Listening to the range of presenters at the induction sessions, we were introduced to ORCID, not the flower, but an Open Researcher and Contributor ID; PURE, not water, but a research information management system; NILE, not the river, but Northampton’s Integrated Learning Environment; and a team we will undoubtedly spend time with LLSS, the Library Learning and Support staff. Oh, and did I mention the ARC, the annual research conference? 

Then the was RDB, RDC, and possibly my favourite acronym, FRAKE: the Faculty Research and Knowledge Exchange committee.

But insider status is not conferred by acronyms alone. Language matters because it helps us navigate systems and signals belonging, but the deeper markers of research community lie elsewhere. They show up in learning what it means to wrestle with the literature, in recognising that a rejected journal article is not necessarily failure, and in understanding why a good question often becomes more complex the longer you sit with it. Becoming an insider is not just about speaking like a researcher; it is about beginning to think, read and question like one.

I am not sure I am looking forwards to all of the harder parts, but understanding their value in the learning journey is key.

Developing a deepened understanding of what it means to make a claim to knowledge, and the limitations that must apply to that claim and the multiple ways to problematise something are things which motivate me. As a group, having a shared curiosity, a desire to know and understand why, alongside an acceptance of differing views will undoubtedly be key to our success as researchers, and I’ll be honest, going to the edge of the map of current knowledge in my area and venturing into the unknown, moving into an area marked “there be dragons”, excites me.

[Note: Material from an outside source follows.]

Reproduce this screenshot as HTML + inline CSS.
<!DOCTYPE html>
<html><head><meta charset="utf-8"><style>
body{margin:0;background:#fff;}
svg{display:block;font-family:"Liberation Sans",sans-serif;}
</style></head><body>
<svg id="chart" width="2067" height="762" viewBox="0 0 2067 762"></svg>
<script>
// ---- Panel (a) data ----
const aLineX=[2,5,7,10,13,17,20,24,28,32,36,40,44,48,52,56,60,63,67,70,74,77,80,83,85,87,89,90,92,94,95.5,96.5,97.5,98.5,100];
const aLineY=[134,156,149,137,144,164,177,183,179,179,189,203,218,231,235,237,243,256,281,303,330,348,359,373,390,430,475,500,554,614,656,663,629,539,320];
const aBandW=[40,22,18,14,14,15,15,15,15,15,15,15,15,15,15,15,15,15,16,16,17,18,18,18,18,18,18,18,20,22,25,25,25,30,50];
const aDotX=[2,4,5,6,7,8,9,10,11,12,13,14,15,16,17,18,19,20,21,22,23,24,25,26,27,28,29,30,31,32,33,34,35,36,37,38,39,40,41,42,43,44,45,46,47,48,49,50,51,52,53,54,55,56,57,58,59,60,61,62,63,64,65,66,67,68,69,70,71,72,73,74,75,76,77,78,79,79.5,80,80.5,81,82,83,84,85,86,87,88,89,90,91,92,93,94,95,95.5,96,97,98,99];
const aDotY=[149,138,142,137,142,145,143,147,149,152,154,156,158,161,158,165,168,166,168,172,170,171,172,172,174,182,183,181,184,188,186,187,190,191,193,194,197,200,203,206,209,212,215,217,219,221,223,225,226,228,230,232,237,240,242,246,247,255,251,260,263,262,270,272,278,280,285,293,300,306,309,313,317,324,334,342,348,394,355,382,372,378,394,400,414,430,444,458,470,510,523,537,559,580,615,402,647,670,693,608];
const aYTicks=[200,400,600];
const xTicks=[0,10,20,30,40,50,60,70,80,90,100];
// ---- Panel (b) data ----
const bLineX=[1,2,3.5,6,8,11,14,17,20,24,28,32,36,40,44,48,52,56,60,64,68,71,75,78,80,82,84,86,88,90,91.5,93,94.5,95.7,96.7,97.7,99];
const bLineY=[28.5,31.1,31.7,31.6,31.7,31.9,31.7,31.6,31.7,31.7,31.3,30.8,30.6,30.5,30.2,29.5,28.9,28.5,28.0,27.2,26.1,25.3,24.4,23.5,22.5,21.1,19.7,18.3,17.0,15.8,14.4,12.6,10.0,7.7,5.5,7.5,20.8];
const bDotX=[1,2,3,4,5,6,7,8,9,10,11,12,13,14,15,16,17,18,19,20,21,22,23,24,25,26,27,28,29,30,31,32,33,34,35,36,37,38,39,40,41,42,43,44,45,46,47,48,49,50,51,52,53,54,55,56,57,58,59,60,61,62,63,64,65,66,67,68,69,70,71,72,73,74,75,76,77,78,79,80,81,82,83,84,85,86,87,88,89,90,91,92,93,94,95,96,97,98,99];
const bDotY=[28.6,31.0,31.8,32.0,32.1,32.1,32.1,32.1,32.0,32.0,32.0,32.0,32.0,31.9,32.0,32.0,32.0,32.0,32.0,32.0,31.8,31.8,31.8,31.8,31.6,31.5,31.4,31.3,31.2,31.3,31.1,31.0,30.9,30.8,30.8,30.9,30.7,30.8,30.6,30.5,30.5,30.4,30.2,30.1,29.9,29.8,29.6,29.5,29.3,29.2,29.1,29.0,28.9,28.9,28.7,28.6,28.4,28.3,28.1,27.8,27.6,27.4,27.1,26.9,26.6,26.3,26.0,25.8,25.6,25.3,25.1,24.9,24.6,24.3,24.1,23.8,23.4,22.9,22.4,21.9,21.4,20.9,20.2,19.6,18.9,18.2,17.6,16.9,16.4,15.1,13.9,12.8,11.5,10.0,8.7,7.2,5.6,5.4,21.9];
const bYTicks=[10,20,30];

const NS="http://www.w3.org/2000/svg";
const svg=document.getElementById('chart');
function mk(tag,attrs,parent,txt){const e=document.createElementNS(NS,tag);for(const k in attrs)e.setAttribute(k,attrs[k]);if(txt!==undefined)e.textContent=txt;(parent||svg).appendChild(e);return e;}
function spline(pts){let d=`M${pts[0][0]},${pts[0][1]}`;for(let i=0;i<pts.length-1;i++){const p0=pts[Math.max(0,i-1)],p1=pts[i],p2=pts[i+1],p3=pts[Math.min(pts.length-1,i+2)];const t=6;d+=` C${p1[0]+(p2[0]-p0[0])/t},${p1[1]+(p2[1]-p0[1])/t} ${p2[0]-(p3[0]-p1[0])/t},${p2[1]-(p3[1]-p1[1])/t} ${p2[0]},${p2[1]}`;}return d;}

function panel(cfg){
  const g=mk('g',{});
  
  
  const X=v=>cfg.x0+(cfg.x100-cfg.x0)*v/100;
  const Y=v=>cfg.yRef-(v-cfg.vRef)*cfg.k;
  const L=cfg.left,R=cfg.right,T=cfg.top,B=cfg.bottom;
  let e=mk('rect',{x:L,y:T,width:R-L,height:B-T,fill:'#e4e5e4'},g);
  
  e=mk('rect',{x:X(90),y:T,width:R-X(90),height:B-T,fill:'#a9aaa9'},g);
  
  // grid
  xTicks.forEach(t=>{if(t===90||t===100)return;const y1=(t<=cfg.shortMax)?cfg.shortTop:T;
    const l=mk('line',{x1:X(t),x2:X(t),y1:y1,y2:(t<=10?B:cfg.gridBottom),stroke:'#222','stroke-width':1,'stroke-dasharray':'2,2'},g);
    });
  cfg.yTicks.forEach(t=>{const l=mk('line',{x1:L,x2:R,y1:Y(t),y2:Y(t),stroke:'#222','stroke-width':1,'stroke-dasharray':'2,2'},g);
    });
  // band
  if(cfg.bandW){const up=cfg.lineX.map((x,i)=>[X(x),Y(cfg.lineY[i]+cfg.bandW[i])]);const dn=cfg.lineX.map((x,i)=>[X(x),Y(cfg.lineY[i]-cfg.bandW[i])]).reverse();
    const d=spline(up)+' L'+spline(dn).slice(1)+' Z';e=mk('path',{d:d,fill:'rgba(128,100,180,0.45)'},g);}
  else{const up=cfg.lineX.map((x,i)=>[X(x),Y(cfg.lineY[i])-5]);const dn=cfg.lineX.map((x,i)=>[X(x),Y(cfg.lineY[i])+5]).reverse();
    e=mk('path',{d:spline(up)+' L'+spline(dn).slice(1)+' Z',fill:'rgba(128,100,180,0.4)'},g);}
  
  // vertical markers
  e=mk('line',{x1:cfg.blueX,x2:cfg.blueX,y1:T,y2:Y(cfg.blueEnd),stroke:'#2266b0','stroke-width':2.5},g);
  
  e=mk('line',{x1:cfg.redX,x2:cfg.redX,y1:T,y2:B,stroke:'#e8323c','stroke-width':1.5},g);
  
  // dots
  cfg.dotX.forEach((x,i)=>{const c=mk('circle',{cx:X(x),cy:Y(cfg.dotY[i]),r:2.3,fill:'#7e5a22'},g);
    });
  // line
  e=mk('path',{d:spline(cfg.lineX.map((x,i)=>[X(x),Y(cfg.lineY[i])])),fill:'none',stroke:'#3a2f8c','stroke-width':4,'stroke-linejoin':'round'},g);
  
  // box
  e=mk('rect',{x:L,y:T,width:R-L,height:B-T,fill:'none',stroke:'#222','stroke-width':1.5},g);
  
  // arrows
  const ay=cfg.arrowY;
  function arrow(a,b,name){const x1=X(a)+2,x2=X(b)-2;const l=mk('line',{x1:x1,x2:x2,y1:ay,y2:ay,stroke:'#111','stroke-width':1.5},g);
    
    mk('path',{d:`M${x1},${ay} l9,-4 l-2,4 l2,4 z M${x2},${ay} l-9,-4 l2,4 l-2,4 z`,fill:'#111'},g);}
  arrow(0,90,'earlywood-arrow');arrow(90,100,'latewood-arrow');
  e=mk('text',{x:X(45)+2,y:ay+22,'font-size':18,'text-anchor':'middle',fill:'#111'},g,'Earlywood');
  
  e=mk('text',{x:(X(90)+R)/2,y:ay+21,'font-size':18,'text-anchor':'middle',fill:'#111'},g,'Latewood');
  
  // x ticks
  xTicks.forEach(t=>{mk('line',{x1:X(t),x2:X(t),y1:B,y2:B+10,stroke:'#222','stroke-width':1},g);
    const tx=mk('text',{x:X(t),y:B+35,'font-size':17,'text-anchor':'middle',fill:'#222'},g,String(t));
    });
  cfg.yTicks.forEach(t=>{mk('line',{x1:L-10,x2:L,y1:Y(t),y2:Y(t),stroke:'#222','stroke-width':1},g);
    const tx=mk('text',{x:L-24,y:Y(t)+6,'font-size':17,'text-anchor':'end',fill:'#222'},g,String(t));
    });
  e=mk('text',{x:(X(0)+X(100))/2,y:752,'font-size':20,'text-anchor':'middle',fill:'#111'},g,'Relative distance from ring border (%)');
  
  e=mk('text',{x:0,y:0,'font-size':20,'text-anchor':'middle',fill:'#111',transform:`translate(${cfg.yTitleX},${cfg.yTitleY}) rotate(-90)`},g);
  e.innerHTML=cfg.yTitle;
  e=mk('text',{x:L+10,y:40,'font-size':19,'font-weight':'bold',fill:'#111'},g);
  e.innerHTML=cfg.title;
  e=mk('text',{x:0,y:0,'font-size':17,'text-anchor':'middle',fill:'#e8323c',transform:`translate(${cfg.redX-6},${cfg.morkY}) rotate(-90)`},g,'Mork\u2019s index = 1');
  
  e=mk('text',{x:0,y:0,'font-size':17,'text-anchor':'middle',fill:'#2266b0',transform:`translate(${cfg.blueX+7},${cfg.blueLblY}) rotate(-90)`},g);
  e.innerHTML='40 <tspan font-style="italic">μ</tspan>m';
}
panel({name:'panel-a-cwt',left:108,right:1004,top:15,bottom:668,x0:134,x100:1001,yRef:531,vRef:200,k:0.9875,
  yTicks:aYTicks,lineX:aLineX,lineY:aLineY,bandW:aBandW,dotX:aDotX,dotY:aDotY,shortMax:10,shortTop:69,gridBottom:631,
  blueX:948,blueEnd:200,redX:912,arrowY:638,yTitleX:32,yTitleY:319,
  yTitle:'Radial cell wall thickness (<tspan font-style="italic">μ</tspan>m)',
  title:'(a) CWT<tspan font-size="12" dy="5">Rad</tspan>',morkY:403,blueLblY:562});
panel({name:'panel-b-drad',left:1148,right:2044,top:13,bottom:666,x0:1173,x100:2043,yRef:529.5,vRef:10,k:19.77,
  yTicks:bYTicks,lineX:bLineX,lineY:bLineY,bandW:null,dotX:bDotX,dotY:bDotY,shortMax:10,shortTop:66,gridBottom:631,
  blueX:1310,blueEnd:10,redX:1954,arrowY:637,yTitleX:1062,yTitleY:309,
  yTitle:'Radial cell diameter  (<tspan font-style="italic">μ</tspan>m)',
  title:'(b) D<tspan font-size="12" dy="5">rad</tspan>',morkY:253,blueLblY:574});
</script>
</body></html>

I wonder how many rabbit holes there are to go down and which one will contain the gold, is energising.

Knowing that I have a community of like-minded individuals to share it with makes that journey all the more motivating.

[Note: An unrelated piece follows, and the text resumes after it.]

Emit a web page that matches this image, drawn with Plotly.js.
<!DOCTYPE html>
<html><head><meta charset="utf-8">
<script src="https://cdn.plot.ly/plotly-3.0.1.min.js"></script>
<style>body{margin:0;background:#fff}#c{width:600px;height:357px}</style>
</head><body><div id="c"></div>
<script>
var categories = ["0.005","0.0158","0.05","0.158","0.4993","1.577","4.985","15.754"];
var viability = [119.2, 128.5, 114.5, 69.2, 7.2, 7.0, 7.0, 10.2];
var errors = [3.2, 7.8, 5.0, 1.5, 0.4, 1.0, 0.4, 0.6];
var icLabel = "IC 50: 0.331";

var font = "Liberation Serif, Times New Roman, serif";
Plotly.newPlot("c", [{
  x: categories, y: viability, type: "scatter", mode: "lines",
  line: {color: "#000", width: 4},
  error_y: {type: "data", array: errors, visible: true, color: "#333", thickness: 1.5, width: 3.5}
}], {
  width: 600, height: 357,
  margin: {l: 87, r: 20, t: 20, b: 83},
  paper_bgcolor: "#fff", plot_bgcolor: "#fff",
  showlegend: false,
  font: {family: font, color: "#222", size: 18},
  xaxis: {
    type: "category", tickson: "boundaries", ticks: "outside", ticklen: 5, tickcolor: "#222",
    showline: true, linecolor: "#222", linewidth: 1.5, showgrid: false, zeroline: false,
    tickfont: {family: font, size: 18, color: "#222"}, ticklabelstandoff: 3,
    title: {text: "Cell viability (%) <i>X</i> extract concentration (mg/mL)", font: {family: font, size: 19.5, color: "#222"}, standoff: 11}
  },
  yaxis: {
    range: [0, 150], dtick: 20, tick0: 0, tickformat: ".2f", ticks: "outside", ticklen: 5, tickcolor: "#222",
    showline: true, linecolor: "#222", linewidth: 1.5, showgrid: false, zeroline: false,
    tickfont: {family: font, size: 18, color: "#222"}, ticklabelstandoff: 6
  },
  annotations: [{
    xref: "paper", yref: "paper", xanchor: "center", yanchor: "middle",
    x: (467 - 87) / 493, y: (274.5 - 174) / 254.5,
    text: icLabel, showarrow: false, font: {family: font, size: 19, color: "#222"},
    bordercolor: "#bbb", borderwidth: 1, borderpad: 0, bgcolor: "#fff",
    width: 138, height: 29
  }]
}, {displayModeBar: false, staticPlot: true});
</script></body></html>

So, back to the beginning: the creation of a new identity. That identity formation has begun and will deepen over the next few years. I am excited to share that journey with those at the induction, with other UON researchers, and with the amazing Graduate School staff who worked tirelessly, both in front of us and behind the scenes, to make the event such a success.

If this week was an introduction to the language of research, it was also an introduction to the generosity of the research community within UON. As we learn the language and behaviours of those within it, I hope we will be as open to welcoming future cohorts of new researchers as those we met this week were for us.